The Obama administration has so far struggled to come up with a clear vision for addressing the banking crisis. Treasury Secretary Tim Geithner has been pummeled for his lackluster performance to date in selling a complicated proposal that calls for governmental shepherding and private investing to address that overwhelming mortgage debt crippling the financial giants. There is a lack of directness in confronting the matter that is shaking Wall Street.
It appears no one really wants to confront the bottom line of the banking crisis because the options faced by Washington, by Wall Street, by America and by the world range from the painfully contentious to the apocalyptic.

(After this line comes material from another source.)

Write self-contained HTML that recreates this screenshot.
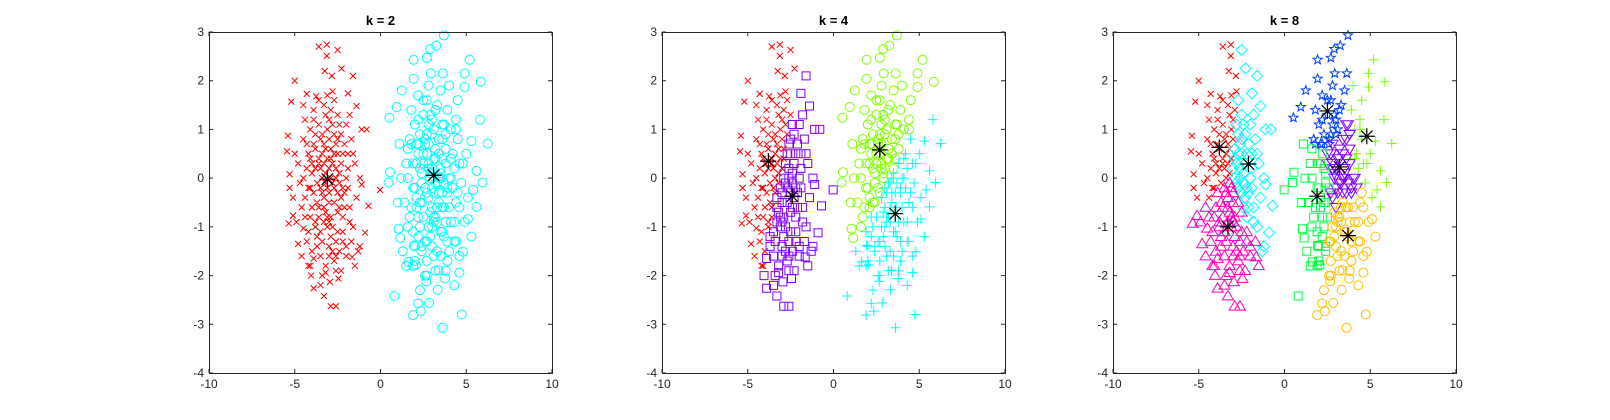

The government could nationalize the “zombie banks” that are now basically insolvent and are dragging down the system.
What many of these troubled institutions would prefer is more bailout money, which some are already getting.
We could also let the banks go bankrupt, as some critics of this whole mess have grumbled: Let them fail and take their lumps. Unfortunately, those “lumps” could very well collapse the global economy.
Obama currently seems to be pushing a cross between nationalization and privatized bailouts.
That may be a great display of arrogance — and a great emotional argument FOR nationalization — but it also seems to be the most direct assessment so far of the current banking fiasco.
What will Washington do? And what is it going to cost us? Those are really the only two questions that matter anymore. And make no mistake, the second question is going to come with an ugly answer.